Certa noite, recebeu ligação de um jornal italiano, que buscava informações sobre a situação no país. O técnico disse que não podia falar, já sabendo que poderia estar com o telefone grampeado. No outro dia, foi procurado por militares para saber como estava a situação da equipe. Percebendo a abordagem diferenciada, disse que havia sido procurado por um jornal esportivo para comentar sobre a seleção.
— Lógico que eles sabiam que eu tinha recebido a ligação — recorda.
Ainda em Myanmar, resolveu rebatizar seus jogadores pelas características físicas. O calvo virou Zidane, o cabeludo, Ronaldinho Gaúcho. O time era completado por Cafu, Kaká e Sócrates. Outra dificuldade é que não podia fazer amistosos. A saída era jogar contra o time do exército. E nas Eliminatórias, não tinha a permissão para jogar em casa _ tinha de atuar na Indonésia ou na Malásia.
A parte de psicologia, de motivação, aprendi com os americanos. No Japão, aprendi disciplina, a respeitar os horários. E na Birmânia (Myanmar), aprendi a meditar.
MARCOS FALOPA
Treinador
Casado pela segunda vez, o treinador tem como companhia de aventura a atual mulher, Ana Luiza. Os dois filhos, Américo e Júnior, também acompanharam o pai em muitas viagens. Agora adultos, cada um seguiu a própria trajetória, mas as andanças pelo mundo ajudaram, principalmente, na questão do idioma — ambos são fluentes em inglês.
Falopa conta que os anos desbravando os cinco continentes serviu para fazer um pé-de-meia, para tornar-se poliglota (fala inglês, francês, espanhol, italiano, português e arranha o árabe) e, principalmente, para estudar e aprender com as diferentes culturas.
— A parte de psicologia, de motivação, aprendi com os americanos. No Japão, aprendi disciplina, a respeitar os horários. E na Birmânia (Myanmar), aprendi a meditar.
Atualmente, o brasileiro está vinculado à seleção das Ilhas Virgens Britânicas, uma colônia inglesa com cerca de 25 mil habitantes situada no Caribe. Lá, o futebol é apenas o quinto esporte, atrás da vela, atletismo, basquete e críquete.

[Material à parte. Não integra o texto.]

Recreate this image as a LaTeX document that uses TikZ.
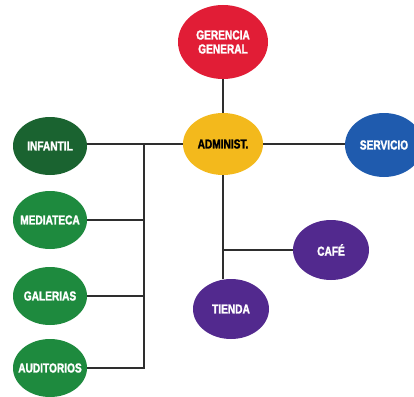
\documentclass[tikz,border=0pt]{standalone}
\usepackage{fontspec}
\setmainfont{Liberation Sans}[BoldFeatures={FakeBold=2}]
\usetikzlibrary{shapes.geometric}
\definecolor{cred}{HTML}{E11D36}
\definecolor{cyel}{HTML}{F3B91C}
\definecolor{cblue}{HTML}{1F5BAE}
\definecolor{cdgreen}{HTML}{1A6330}
\definecolor{cgreen}{HTML}{1E8A3E}
\definecolor{cpurp}{HTML}{52298E}
\definecolor{cline}{HTML}{2E2E2E}
\newcommand{\lbl}[1]{\makebox[0pt]{\scalebox{0.78}[1]{\bfseries #1}}}
\begin{document}
\begin{tikzpicture}[x=1pt,y=-1pt,
  orgnode/.style={ellipse,inner sep=0pt,minimum width=76pt,minimum height=60pt,
     text=white,font=\fontsize{13}{13}\selectfont,align=center},
  conn/.style={draw=cline,line width=1.8pt}]
\useasboundingbox (0,0) rectangle (414,396);
\clip (0,0) rectangle (414,396);
\node[orgnode,fill=cred,minimum width=90pt,minimum height=74pt] (ger) at (223,42) {\lbl{GERENCIA}\\[1pt]\lbl{GENERAL}};
\node[orgnode,fill=cyel,text=black,minimum width=80pt,minimum height=62pt] (adm) at (223,144) {\lbl{ADMINIST.}};
\node[orgnode,fill=cdgreen,minimum width=74pt,minimum height=58pt] (inf) at (50,146) {\lbl{INFANTIL}};
\node[orgnode,fill=cblue,minimum width=78pt,minimum height=64pt] (ser) at (384,145) {\lbl{SERVICIO}};
\node[orgnode,fill=cgreen,minimum width=74pt,minimum height=58pt] (med) at (50,220) {\lbl{MEDIATECA}};
\node[orgnode,fill=cgreen,minimum width=74pt,minimum height=58pt] (gal) at (50,296) {\lbl{GALERIAS}};
\node[orgnode,fill=cgreen,minimum width=74pt,minimum height=58pt] (aud) at (50,368) {\lbl{AUDITORIOS}};
\node[orgnode,fill=cpurp,minimum width=76pt,minimum height=60pt] (caf) at (331,250) {\lbl{CAFÉ}};
\node[orgnode,fill=cpurp,minimum width=76pt,minimum height=60pt] (tie) at (231,309) {\lbl{TIENDA}};
\coordinate (jl) at (144,144);
\coordinate (jc) at (223,250);
\draw[conn] (ger.south) -- (adm.north);
\draw[conn] (adm.west -| inf.east) -- (adm.west);
\draw[conn] (adm.east) -- (adm.east -| ser.west);
\draw[conn] (jl) |- (aud.east);
\draw[conn] (med.east) -- (med.east -| jl);
\draw[conn] (gal.east) -- (gal.east -| jl);
\draw[conn] (adm.south) -- (jc |- tie.north);
\draw[conn] (jc) -- (caf.west);
\end{tikzpicture}
\end{document}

— É duro achar jogador. Tem um campeonato nacional, mas os times são amadores e o pessoal vem de outras ilhas para jogar — explica o treinador, que precisou deixar o território por causa do Furacão Irma.
O ciclone tropical devastou as Ilhas Virgens Britânicas e espalhou os jogadores da seleção, que buscaram abrigo nos Estados Unidos, na Jamaica e na Guiana. E fez, inclusive, o treinador repensar a vida. Durante a passagem do fenômeno, ele, a mulher e o cachorro Fly precisaram ficar por seis horas trancados em um banheiro, enquanto a força do vento ameaçava arrombar as portas e janelas de sua residência. Depois, acabou resgatado por tropas inglesas.
Devido ao pânico provocado pelo furacão, o treinador não pensa em voltar ao Caribe. Deseja uma nova oportunidade no Brasil (já foi supervisor do Santos e trabalhou no Palmeiras, entre outros clubes).
— Quero ficar um bom período por aqui. Já joguei partidas difíceis, mas essa (Irma) foi a mais difícil da minha vida — conclui Falopa, um legítimo andarilho da bola.